===== COLLECTED MATERIAL =====

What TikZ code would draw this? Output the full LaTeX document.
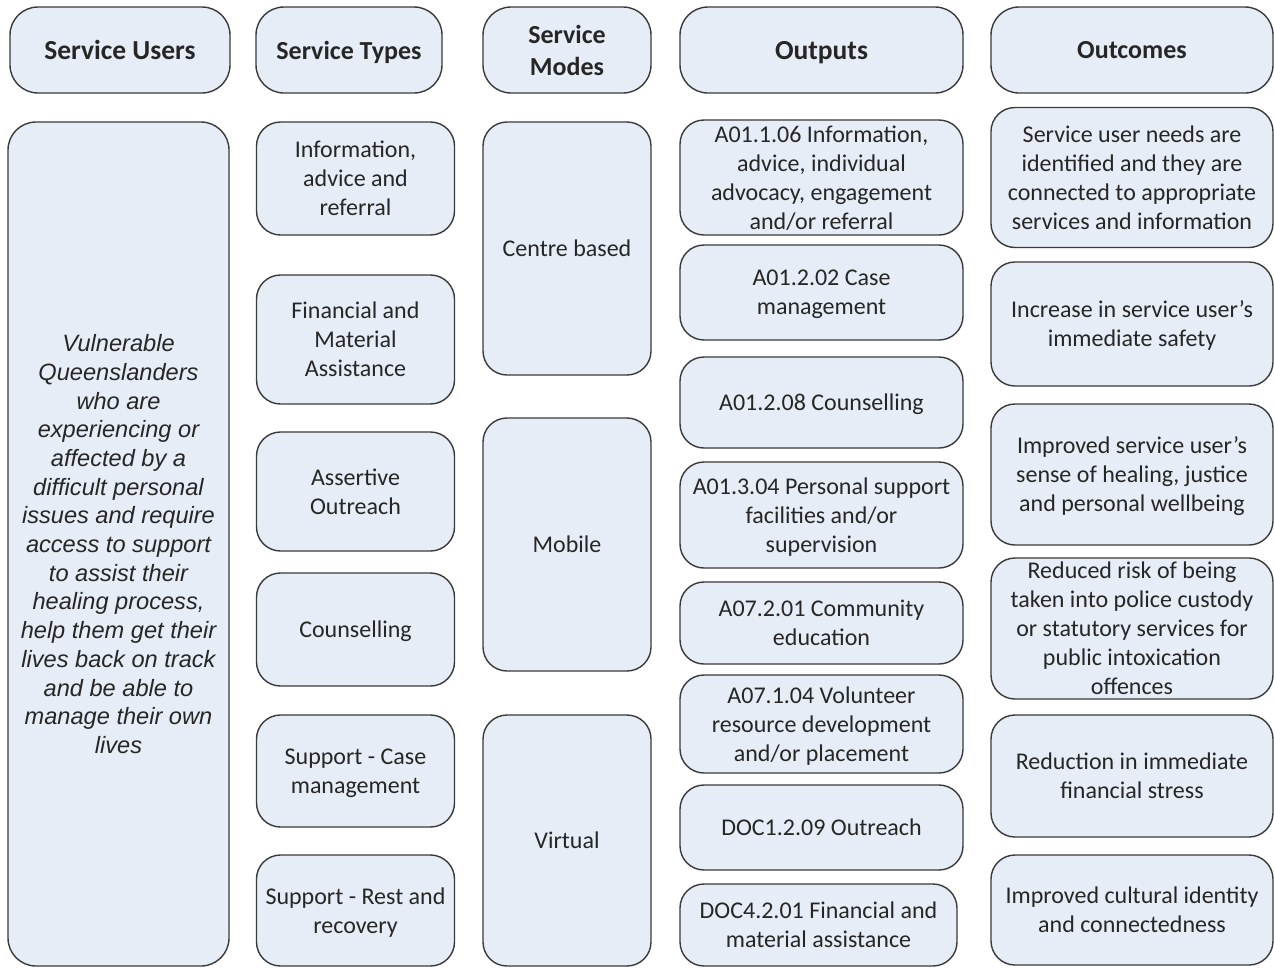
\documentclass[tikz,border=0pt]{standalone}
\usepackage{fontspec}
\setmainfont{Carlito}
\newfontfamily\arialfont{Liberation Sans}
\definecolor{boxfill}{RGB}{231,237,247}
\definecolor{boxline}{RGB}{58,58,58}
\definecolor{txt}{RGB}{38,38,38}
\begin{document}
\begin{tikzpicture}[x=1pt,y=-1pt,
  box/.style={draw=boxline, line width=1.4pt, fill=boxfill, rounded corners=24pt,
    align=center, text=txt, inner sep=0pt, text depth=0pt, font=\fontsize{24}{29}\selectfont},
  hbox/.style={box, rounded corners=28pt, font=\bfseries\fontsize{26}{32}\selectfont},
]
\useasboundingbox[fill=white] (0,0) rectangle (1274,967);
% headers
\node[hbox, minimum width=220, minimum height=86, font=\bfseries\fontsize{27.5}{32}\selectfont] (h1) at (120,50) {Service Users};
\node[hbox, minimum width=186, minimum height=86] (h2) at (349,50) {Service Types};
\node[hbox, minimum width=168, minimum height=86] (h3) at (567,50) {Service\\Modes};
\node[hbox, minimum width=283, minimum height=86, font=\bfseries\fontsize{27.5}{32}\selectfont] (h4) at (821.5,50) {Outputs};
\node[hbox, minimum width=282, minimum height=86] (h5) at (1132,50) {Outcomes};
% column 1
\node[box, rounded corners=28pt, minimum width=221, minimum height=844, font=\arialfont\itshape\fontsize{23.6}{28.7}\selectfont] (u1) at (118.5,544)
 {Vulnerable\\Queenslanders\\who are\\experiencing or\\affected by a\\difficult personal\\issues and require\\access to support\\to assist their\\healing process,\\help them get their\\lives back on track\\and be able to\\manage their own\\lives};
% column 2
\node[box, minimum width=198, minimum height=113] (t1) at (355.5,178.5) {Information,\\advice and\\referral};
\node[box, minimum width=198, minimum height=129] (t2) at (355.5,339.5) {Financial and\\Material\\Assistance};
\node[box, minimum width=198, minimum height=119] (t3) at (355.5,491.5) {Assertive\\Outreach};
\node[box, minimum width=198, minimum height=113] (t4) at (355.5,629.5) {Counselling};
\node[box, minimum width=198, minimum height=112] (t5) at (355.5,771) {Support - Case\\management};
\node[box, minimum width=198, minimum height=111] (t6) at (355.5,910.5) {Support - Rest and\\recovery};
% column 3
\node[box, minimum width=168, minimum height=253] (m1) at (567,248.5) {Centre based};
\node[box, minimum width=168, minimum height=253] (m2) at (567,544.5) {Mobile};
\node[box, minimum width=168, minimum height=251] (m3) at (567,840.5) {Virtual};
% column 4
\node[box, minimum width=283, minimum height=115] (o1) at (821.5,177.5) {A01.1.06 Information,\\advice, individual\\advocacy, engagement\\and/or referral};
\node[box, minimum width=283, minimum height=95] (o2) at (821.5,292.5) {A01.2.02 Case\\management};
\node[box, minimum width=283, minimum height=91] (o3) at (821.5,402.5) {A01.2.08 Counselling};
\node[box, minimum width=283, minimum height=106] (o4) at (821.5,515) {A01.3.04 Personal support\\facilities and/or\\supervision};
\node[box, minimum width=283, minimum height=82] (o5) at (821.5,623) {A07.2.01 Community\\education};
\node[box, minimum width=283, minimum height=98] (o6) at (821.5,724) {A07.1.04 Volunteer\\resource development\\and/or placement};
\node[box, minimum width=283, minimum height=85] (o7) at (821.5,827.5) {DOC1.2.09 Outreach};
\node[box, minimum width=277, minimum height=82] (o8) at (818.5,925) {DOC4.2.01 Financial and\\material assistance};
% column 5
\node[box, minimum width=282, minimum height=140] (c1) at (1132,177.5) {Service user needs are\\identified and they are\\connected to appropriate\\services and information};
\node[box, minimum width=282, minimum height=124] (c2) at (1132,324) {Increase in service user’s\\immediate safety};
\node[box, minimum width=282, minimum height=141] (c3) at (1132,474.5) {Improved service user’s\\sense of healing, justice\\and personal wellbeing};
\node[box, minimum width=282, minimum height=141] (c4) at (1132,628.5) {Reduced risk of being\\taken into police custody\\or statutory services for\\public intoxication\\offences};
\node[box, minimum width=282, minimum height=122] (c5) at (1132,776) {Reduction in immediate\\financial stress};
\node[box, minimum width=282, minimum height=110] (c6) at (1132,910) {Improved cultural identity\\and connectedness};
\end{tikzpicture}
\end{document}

=====

**WHAT THE TASK ASKS**
Copy the listing exactly. Any image in it stays out of the copy.

**SOLUTION**
What TikZ code would draw this? Output the full LaTeX document.
\documentclass[tikz,border=0pt]{standalone}
\usepackage{fontspec}
\setmainfont{Carlito}
\newfontfamily\arialfont{Liberation Sans}
\definecolor{boxfill}{RGB}{231,237,247}
\definecolor{boxline}{RGB}{58,58,58}
\definecolor{txt}{RGB}{38,38,38}
\begin{document}
\begin{tikzpicture}[x=1pt,y=-1pt,
  box/.style={draw=boxline, line width=1.4pt, fill=boxfill, rounded corners=24pt,
    align=center, text=txt, inner sep=0pt, text depth=0pt, font=\fontsize{24}{29}\selectfont},
  hbox/.style={box, rounded corners=28pt, font=\bfseries\fontsize{26}{32}\selectfont},
]
\useasboundingbox[fill=white] (0,0) rectangle (1274,967);
% headers
\node[hbox, minimum width=220, minimum height=86, font=\bfseries\fontsize{27.5}{32}\selectfont] (h1) at (120,50) {Service Users};
\node[hbox, minimum width=186, minimum height=86] (h2) at (349,50) {Service Types};
\node[hbox, minimum width=168, minimum height=86] (h3) at (567,50) {Service\\Modes};
\node[hbox, minimum width=283, minimum height=86, font=\bfseries\fontsize{27.5}{32}\selectfont] (h4) at (821.5,50) {Outputs};
\node[hbox, minimum width=282, minimum height=86] (h5) at (1132,50) {Outcomes};
% column 1
\node[box, rounded corners=28pt, minimum width=221, minimum height=844, font=\arialfont\itshape\fontsize{23.6}{28.7}\selectfont] (u1) at (118.5,544)
 {Vulnerable\\Queenslanders\\who are\\experiencing or\\affected by a\\difficult personal\\issues and require\\access to support\\to assist their\\healing process,\\help them get their\\lives back on track\\and be able to\\manage their own\\lives};
% column 2
\node[box, minimum width=198, minimum height=113] (t1) at (355.5,178.5) {Information,\\advice and\\referral};
\node[box, minimum width=198, minimum height=129] (t2) at (355.5,339.5) {Financial and\\Material\\Assistance};
\node[box, minimum width=198, minimum height=119] (t3) at (355.5,491.5) {Assertive\\Outreach};
\node[box, minimum width=198, minimum height=113] (t4) at (355.5,629.5) {Counselling};
\node[box, minimum width=198, minimum height=112] (t5) at (355.5,771) {Support - Case\\management};
\node[box, minimum width=198, minimum height=111] (t6) at (355.5,910.5) {Support - Rest and\\recovery};
% column 3
\node[box, minimum width=168, minimum height=253] (m1) at (567,248.5) {Centre based};
\node[box, minimum width=168, minimum height=253] (m2) at (567,544.5) {Mobile};
\node[box, minimum width=168, minimum height=251] (m3) at (567,840.5) {Virtual};
% column 4
\node[box, minimum width=283, minimum height=115] (o1) at (821.5,177.5) {A01.1.06 Information,\\advice, individual\\advocacy, engagement\\and/or referral};
\node[box, minimum width=283, minimum height=95] (o2) at (821.5,292.5) {A01.2.02 Case\\management};
\node[box, minimum width=283, minimum height=91] (o3) at (821.5,402.5) {A01.2.08 Counselling};
\node[box, minimum width=283, minimum height=106] (o4) at (821.5,515) {A01.3.04 Personal support\\facilities and/or\\supervision};
\node[box, minimum width=283, minimum height=82] (o5) at (821.5,623) {A07.2.01 Community\\education};
\node[box, minimum width=283, minimum height=98] (o6) at (821.5,724) {A07.1.04 Volunteer\\resource development\\and/or placement};
\node[box, minimum width=283, minimum height=85] (o7) at (821.5,827.5) {DOC1.2.09 Outreach};
\node[box, minimum width=277, minimum height=82] (o8) at (818.5,925) {DOC4.2.01 Financial and\\material assistance};
% column 5
\node[box, minimum width=282, minimum height=140] (c1) at (1132,177.5) {Service user needs are\\identified and they are\\connected to appropriate\\services and information};
\node[box, minimum width=282, minimum height=124] (c2) at (1132,324) {Increase in service user’s\\immediate safety};
\node[box, minimum width=282, minimum height=141] (c3) at (1132,474.5) {Improved service user’s\\sense of healing, justice\\and personal wellbeing};
\node[box, minimum width=282, minimum height=141] (c4) at (1132,628.5) {Reduced risk of being\\taken into police custody\\or statutory services for\\public intoxication\\offences};
\node[box, minimum width=282, minimum height=122] (c5) at (1132,776) {Reduction in immediate\\financial stress};
\node[box, minimum width=282, minimum height=110] (c6) at (1132,910) {Improved cultural identity\\and connectedness};
\end{tikzpicture}
\end{document}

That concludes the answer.